◆ EXERCISE BRIEF ◆
Print exactly the lines from the first one down to the line that contains "W, H = 734, 439", both included, and skip the pictures.

◆ DATASET EXTRACT ◆
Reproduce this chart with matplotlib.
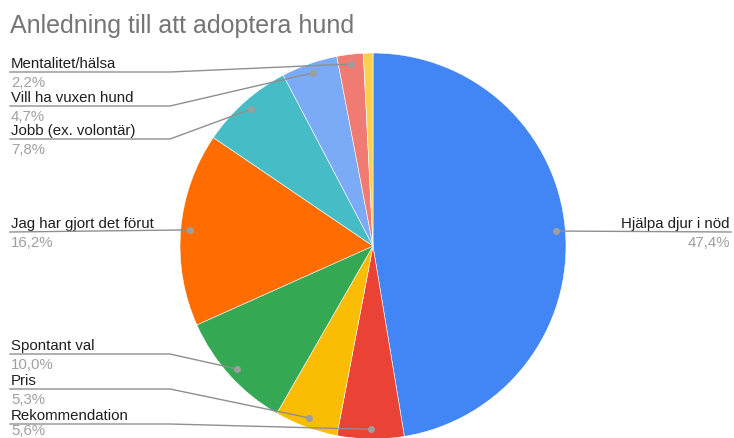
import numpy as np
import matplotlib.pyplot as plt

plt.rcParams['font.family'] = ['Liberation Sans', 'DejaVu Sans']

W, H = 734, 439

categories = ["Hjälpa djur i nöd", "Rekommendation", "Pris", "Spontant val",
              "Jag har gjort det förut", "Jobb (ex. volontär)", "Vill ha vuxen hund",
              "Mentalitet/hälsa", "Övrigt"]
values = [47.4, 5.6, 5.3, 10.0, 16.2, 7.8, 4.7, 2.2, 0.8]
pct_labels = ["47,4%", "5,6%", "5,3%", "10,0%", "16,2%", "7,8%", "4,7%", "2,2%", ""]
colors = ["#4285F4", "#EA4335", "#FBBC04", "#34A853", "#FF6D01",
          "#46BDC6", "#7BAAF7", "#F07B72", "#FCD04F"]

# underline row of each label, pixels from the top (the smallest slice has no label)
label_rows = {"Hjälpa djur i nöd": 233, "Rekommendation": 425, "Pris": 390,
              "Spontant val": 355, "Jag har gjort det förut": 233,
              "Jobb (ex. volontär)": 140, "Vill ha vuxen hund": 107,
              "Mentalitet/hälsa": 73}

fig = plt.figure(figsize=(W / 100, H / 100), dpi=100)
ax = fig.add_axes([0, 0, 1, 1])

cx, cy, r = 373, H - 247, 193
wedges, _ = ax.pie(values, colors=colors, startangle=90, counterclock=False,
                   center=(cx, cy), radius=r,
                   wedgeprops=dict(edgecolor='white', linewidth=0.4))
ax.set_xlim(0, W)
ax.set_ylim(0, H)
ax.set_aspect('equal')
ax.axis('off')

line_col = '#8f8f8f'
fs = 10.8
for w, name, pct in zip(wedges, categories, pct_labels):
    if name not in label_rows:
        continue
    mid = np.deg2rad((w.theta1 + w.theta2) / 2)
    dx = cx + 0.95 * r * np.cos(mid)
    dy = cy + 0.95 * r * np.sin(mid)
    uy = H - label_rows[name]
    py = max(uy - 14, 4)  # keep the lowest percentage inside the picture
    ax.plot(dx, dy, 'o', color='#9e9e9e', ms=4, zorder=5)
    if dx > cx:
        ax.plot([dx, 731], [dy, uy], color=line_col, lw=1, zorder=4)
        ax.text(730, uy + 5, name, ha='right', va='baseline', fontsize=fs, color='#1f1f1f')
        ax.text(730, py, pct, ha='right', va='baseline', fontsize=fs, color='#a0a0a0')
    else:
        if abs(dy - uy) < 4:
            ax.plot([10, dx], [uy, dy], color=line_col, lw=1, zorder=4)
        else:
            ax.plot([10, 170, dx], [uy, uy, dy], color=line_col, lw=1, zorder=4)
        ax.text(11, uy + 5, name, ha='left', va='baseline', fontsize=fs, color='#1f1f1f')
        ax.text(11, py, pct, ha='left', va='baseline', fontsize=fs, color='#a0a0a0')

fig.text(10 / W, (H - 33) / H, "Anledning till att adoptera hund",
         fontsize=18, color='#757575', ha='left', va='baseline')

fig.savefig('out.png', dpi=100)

◆ WORKED ANSWER ◆
Reproduce this chart with matplotlib.
import numpy as np
import matplotlib.pyplot as plt

plt.rcParams['font.family'] = ['Liberation Sans', 'DejaVu Sans']

W, H = 734, 439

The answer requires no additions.